■ Exercise ■
Copy the data exactly as it appears, and do not include any pictures.

Entries with chart source code
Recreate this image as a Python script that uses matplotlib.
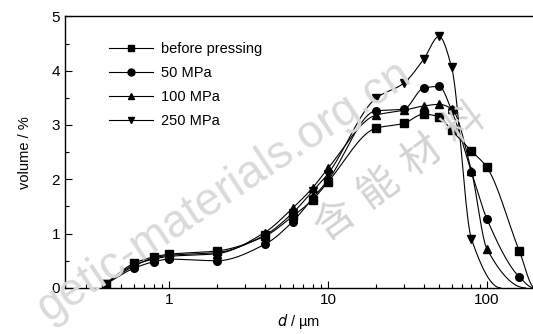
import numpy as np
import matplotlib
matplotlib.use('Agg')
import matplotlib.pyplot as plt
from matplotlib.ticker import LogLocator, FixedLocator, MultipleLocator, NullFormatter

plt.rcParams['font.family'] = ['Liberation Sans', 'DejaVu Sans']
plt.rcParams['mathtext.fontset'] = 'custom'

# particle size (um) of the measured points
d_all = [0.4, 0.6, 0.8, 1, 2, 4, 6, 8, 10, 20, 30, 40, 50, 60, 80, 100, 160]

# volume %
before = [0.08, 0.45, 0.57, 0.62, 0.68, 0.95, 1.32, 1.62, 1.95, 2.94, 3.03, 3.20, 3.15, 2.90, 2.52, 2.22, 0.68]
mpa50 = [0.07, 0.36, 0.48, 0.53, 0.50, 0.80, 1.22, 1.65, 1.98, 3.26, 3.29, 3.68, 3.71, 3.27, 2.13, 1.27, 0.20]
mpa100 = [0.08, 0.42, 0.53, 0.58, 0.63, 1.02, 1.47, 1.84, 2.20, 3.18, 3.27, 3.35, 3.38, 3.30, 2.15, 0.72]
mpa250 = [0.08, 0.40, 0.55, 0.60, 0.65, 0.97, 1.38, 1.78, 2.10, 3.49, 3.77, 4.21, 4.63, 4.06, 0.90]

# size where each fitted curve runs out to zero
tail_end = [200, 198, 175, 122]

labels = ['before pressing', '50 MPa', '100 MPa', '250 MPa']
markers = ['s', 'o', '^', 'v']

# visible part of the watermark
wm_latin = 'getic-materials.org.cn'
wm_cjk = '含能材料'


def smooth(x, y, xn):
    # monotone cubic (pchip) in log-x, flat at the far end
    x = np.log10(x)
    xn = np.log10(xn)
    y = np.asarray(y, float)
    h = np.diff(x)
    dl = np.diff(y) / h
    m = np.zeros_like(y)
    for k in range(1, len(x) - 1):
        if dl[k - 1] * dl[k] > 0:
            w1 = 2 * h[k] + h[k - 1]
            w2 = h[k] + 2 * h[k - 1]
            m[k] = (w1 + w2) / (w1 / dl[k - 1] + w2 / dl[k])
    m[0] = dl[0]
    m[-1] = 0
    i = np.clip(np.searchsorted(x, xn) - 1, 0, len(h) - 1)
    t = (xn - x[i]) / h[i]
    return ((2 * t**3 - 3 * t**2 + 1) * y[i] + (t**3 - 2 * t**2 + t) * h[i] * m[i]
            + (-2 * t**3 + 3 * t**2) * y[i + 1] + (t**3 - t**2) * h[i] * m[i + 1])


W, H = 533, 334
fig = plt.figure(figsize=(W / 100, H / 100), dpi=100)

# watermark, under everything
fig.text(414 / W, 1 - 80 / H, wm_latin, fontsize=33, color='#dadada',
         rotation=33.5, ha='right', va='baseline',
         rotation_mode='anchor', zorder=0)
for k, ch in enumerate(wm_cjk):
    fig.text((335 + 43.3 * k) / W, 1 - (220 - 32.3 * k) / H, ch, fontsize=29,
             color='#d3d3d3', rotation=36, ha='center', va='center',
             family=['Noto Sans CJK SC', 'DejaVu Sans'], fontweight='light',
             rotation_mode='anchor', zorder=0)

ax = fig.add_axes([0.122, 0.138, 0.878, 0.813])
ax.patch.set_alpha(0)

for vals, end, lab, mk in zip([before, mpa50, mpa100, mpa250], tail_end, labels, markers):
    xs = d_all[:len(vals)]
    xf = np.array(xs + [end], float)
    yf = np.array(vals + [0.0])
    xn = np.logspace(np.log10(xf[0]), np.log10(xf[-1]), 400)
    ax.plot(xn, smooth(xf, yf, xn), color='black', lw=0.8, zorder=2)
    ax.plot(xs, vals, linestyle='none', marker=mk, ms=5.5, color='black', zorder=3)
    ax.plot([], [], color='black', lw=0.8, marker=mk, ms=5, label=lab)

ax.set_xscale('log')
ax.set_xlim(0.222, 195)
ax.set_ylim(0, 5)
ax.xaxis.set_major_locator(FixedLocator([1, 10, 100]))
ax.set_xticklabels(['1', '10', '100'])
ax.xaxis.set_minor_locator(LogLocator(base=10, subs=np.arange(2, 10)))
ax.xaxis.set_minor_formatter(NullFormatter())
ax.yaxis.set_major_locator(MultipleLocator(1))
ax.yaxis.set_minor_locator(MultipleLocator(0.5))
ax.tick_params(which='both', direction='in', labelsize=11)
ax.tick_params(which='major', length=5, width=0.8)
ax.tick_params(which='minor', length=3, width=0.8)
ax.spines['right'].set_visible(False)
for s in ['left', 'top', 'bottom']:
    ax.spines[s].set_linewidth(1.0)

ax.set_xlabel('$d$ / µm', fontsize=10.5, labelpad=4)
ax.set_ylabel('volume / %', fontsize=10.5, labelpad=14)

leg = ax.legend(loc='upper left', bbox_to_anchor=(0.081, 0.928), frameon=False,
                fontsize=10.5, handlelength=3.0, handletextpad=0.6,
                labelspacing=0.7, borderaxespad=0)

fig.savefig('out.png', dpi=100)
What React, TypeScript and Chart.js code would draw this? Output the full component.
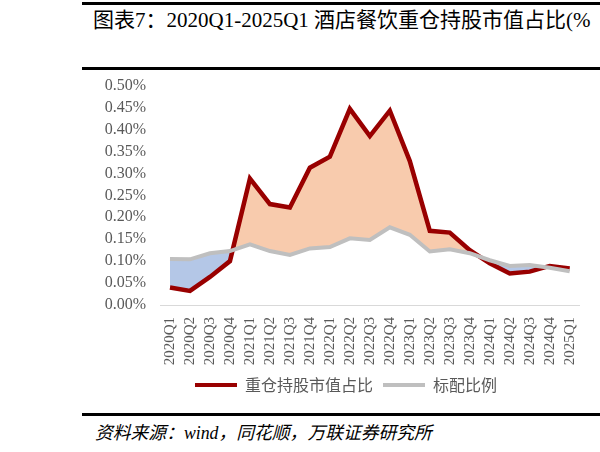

■ Reply ■
Recreate this image as a Python script that uses matplotlib.
import numpy as np
import matplotlib
matplotlib.use('Agg')
import matplotlib.pyplot as plt
from matplotlib.ticker import LogLocator, FixedLocator, MultipleLocator, NullFormatter

plt.rcParams['font.family'] = ['Liberation Sans', 'DejaVu Sans']
plt.rcParams['mathtext.fontset'] = 'custom'

# particle size (um) of the measured points
d_all = [0.4, 0.6, 0.8, 1, 2, 4, 6, 8, 10, 20, 30, 40, 50, 60, 80, 100, 160]

# volume %
before = [0.08, 0.45, 0.57, 0.62, 0.68, 0.95, 1.32, 1.62, 1.95, 2.94, 3.03, 3.20, 3.15, 2.90, 2.52, 2.22, 0.68]
mpa50 = [0.07, 0.36, 0.48, 0.53, 0.50, 0.80, 1.22, 1.65, 1.98, 3.26, 3.29, 3.68, 3.71, 3.27, 2.13, 1.27, 0.20]
mpa100 = [0.08, 0.42, 0.53, 0.58, 0.63, 1.02, 1.47, 1.84, 2.20, 3.18, 3.27, 3.35, 3.38, 3.30, 2.15, 0.72]
mpa250 = [0.08, 0.40, 0.55, 0.60, 0.65, 0.97, 1.38, 1.78, 2.10, 3.49, 3.77, 4.21, 4.63, 4.06, 0.90]

# size where each fitted curve runs out to zero
tail_end = [200, 198, 175, 122]

labels = ['before pressing', '50 MPa', '100 MPa', '250 MPa']
markers = ['s', 'o', '^', 'v']

# visible part of the watermark
wm_latin = 'getic-materials.org.cn'
wm_cjk = '含能材料'


def smooth(x, y, xn):
    # monotone cubic (pchip) in log-x, flat at the far end
    x = np.log10(x)
    xn = np.log10(xn)
    y = np.asarray(y, float)
    h = np.diff(x)
    dl = np.diff(y) / h
    m = np.zeros_like(y)
    for k in range(1, len(x) - 1):
        if dl[k - 1] * dl[k] > 0:
            w1 = 2 * h[k] + h[k - 1]
            w2 = h[k] + 2 * h[k - 1]
            m[k] = (w1 + w2) / (w1 / dl[k - 1] + w2 / dl[k])
    m[0] = dl[0]
    m[-1] = 0
    i = np.clip(np.searchsorted(x, xn) - 1, 0, len(h) - 1)
    t = (xn - x[i]) / h[i]
    return ((2 * t**3 - 3 * t**2 + 1) * y[i] + (t**3 - 2 * t**2 + t) * h[i] * m[i]
            + (-2 * t**3 + 3 * t**2) * y[i + 1] + (t**3 - t**2) * h[i] * m[i + 1])


W, H = 533, 334
fig = plt.figure(figsize=(W / 100, H / 100), dpi=100)

# watermark, under everything
fig.text(414 / W, 1 - 80 / H, wm_latin, fontsize=33, color='#dadada',
         rotation=33.5, ha='right', va='baseline',
         rotation_mode='anchor', zorder=0)
for k, ch in enumerate(wm_cjk):
    fig.text((335 + 43.3 * k) / W, 1 - (220 - 32.3 * k) / H, ch, fontsize=29,
             color='#d3d3d3', rotation=36, ha='center', va='center',
             family=['Noto Sans CJK SC', 'DejaVu Sans'], fontweight='light',
             rotation_mode='anchor', zorder=0)

ax = fig.add_axes([0.122, 0.138, 0.878, 0.813])
ax.patch.set_alpha(0)

for vals, end, lab, mk in zip([before, mpa50, mpa100, mpa250], tail_end, labels, markers):
    xs = d_all[:len(vals)]
    xf = np.array(xs + [end], float)
    yf = np.array(vals + [0.0])
    xn = np.logspace(np.log10(xf[0]), np.log10(xf[-1]), 400)
    ax.plot(xn, smooth(xf, yf, xn), color='black', lw=0.8, zorder=2)
    ax.plot(xs, vals, linestyle='none', marker=mk, ms=5.5, color='black', zorder=3)
    ax.plot([], [], color='black', lw=0.8, marker=mk, ms=5, label=lab)

ax.set_xscale('log')
ax.set_xlim(0.222, 195)
ax.set_ylim(0, 5)
ax.xaxis.set_major_locator(FixedLocator([1, 10, 100]))
ax.set_xticklabels(['1', '10', '100'])
ax.xaxis.set_minor_locator(LogLocator(base=10, subs=np.arange(2, 10)))
ax.xaxis.set_minor_formatter(NullFormatter())
ax.yaxis.set_major_locator(MultipleLocator(1))
ax.yaxis.set_minor_locator(MultipleLocator(0.5))
ax.tick_params(which='both', direction='in', labelsize=11)
ax.tick_params(which='major', length=5, width=0.8)
ax.tick_params(which='minor', length=3, width=0.8)
ax.spines['right'].set_visible(False)
for s in ['left', 'top', 'bottom']:
    ax.spines[s].set_linewidth(1.0)

ax.set_xlabel('$d$ / µm', fontsize=10.5, labelpad=4)
ax.set_ylabel('volume / %', fontsize=10.5, labelpad=14)

leg = ax.legend(loc='upper left', bbox_to_anchor=(0.081, 0.928), frameon=False,
                fontsize=10.5, handlelength=3.0, handletextpad=0.6,
                labelspacing=0.7, borderaxespad=0)

fig.savefig('out.png', dpi=100)
What React, TypeScript and Chart.js code would draw this? Output the full component.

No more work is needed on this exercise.